Test the Waters and Demo Day Communications
Regulatory restrictions have been placed on communications to potential investors in exempt offerings. Such restrictions limit an issuer's ability to reach such investors.
The amendments revise the SEC's offering communications rules by:
- Permitting an issuer to use generic solicitation-of-interest materials to "test the waters" for an exempt offer of securities prior to determining which exemption it will use for the sale of the securities (Rule 241), thus avoiding the costs and time spent developing offering materials that might not be used;
- Permitting Regulation Crowdfunding issuers under Rule 206 to "test the waters" prior to filing an offering document with the SEC in a manner similar to current Regulation A and allowing them to have oral communications with prospective investors after filing, as long as the communications are made in compliance with Rule 204; and
- Providing that certain "demo day" communications will not be deemed general solicitation or general advertising (Rule 148). Demo days include meetings or seminars at which issuers present their proposals to potential investors.
Regulation Crowdfunding and Regulation A Eligibility
The amendments permit the use of certain special purpose vehicles that function as a conduit for investors to facilitate investing in Regulation Crowdfunding offerings.

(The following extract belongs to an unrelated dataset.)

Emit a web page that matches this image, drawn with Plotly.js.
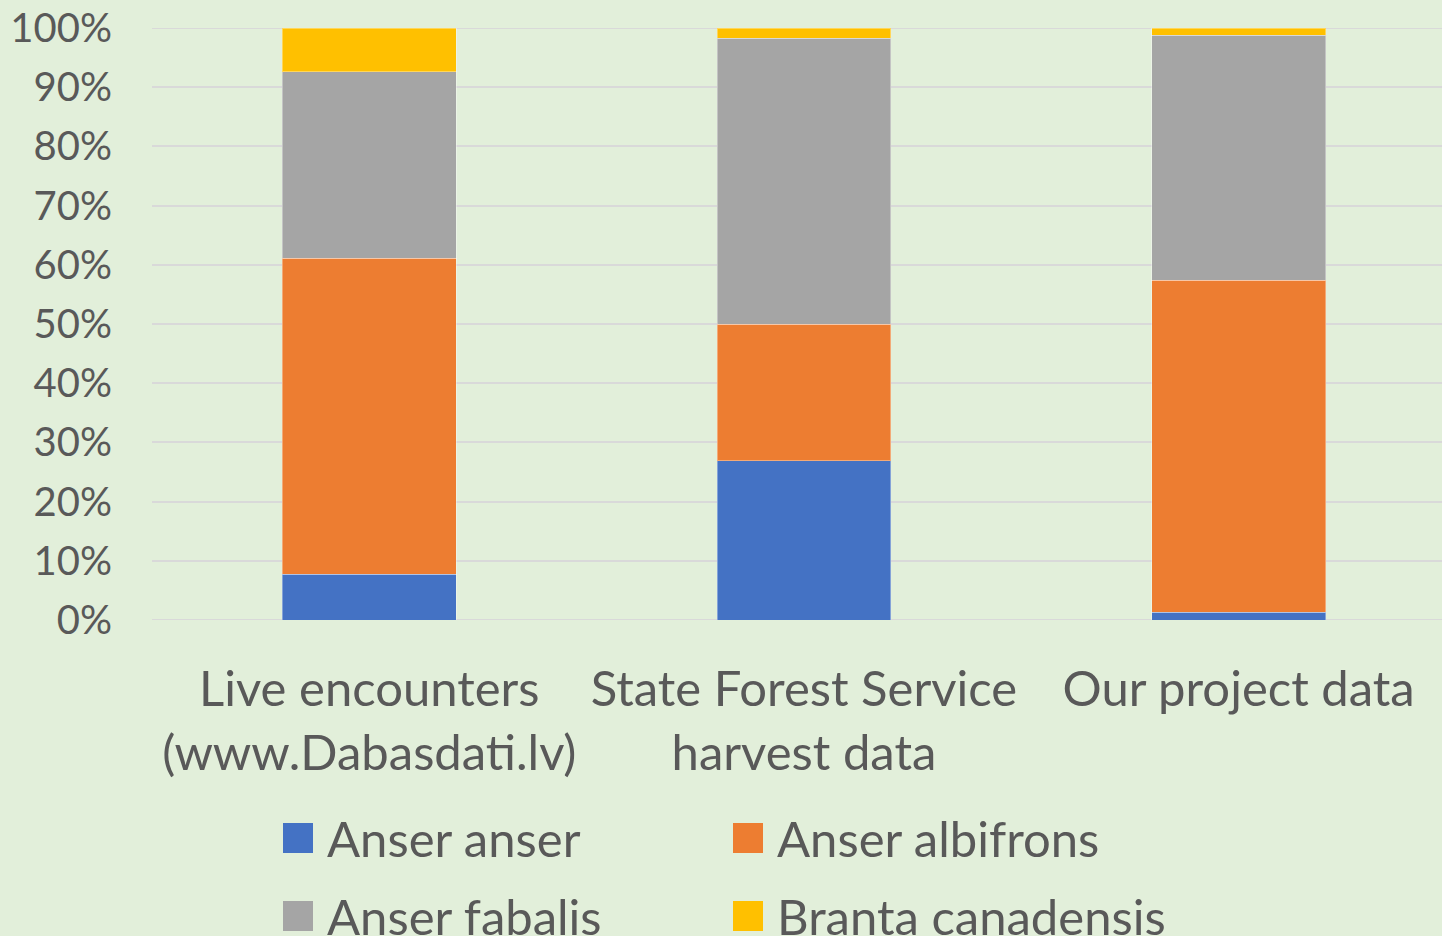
<!DOCTYPE html>
<html>
<head>
<meta charset="utf-8">
<script src="https://cdn.plot.ly/plotly-3.0.1.min.js"></script>
<style>
  html, body { margin: 0; padding: 0; background: #e2efda; }
  #chart { width: 1442px; height: 936px; }
</style>
</head>
<body>
<div id="chart"></div>
<script>
// categories and shares (percent of each column)
const categories = ['Live encounters<br>(www.Dabasdati.lv)', 'State Forest Service<br>harvest data', 'Our project data'];
const seriesNames = ['Anser anser', 'Anser albifrons', 'Anser fabalis', 'Branta canadensis'];
const anserAnser = [7.7, 26.9, 1.3];
const anserAlbifrons = [53.4, 23.1, 56.1];
const anserFabalis = [31.5, 48.3, 41.4];
const brantaCanadensis = [7.4, 1.7, 1.2];
const seriesColors = ['#4472c4', '#ed7d31', '#a5a5a5', '#ffc000'];

const seriesValues = [anserAnser, anserAlbifrons, anserFabalis, brantaCanadensis];
const textColor = '#595959';
const gridColor = '#d9d9d9';
const fontFamily = 'Lato, "Open Sans", sans-serif';

const traces = seriesValues.map((vals, i) => ({
  type: 'bar',
  name: seriesNames[i],
  x: [0, 1, 2],
  y: vals,
  width: 0.4,
  marker: { color: seriesColors[i], line: { color: 'rgba(255,255,255,0.35)', width: 1 } },
  showlegend: false,
  hoverinfo: 'name+y'
}));

// --- custom legend (big squares like the original) ---
const plotLeft = 152, plotW = 1290, plotBottom = 620, plotH = 592;
const px = x => (x - plotLeft) / plotW;
const py = y => (plotBottom - y) / plotH;
const legendCols = [283, 733];
const legendRows = [838, 916];

// edge gridlines (0% and 100%) that plotly drops at the range ends
const shapes = [0, 100].map(v => ({
  type: 'line', xref: 'paper', yref: 'y', x0: 0, x1: 1, y0: v, y1: v,
  layer: 'below', line: { color: gridColor, width: 2 }
}));
const annotations = [];
seriesNames.forEach((name, i) => {
  const cx = legendCols[i % 2];
  const cy = legendRows[Math.floor(i / 2)];
  shapes.push({
    type: 'rect', xref: 'paper', yref: 'paper',
    x0: px(cx), x1: px(cx + 30), y0: py(cy + 15), y1: py(cy - 15),
    fillcolor: seriesColors[i], line: { width: 0 }
  });
  annotations.push({
    xref: 'paper', yref: 'paper', x: px(cx + 42), y: py(cy),
    xanchor: 'left', yanchor: 'middle', showarrow: false,
    text: name, font: { family: fontFamily, size: 49, color: textColor }
  });
});

const layout = {
  width: 1442,
  height: 936,
  margin: { l: plotLeft, r: 0, t: 28, b: 316 },
  paper_bgcolor: '#e2efda',
  plot_bgcolor: '#e2efda',
  barmode: 'stack',
  bargap: 0.6,
  font: { family: fontFamily, color: textColor },
  xaxis: {
    tickmode: 'array',
    tickvals: [0, 1, 2],
    ticktext: categories,
    range: [-0.5, 2.468],
    showgrid: false,
    zeroline: false,
    showline: false,
    ticks: '',
    ticklabelstandoff: 36,
    tickfont: { family: fontFamily, size: 49, color: textColor }
  },
  yaxis: {
    range: [0, 100],
    dtick: 10,
    ticksuffix: '%',
    showgrid: true,
    gridcolor: gridColor,
    gridwidth: 2,
    zeroline: false,
    showline: false,
    ticks: '',
    ticklabelstandoff: 39,
    tickfont: { family: fontFamily, size: 40, color: textColor }
  },
  shapes: shapes,
  annotations: annotations,
  showlegend: false
};

Plotly.newPlot('chart', traces, layout, { displayModeBar: false, staticPlot: true });
</script>
</body>
</html>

The amendments impose eligibility restrictions on the use of Regulation A by issuers that are delinquent in their Exchange Act reporting obligations.
The amendments also:
- Reduce the financial information that must be provided to non-accredited investors in Rule 506(b) private placements so that they match the financial information that issuers must provide to investors in Regulation A offerings;
- Add a new item to the non-exclusive list of verification methods in Rule 506(c), which may be used by an issuer to determine whether a prospective investor is an accredited investor;
- Simplify certain requirements for Regulation A offerings where compliance with Regulation A is more complex or difficult than for registered offerings, such as the redaction of confidential information in material contracts, and establish greater consistency between Regulation A and registered offerings; and
- Harmonize the bad-actor disqualification provisions in Regulation D, Regulation A, and Regulation Crowdfunding so each has the same lookback period.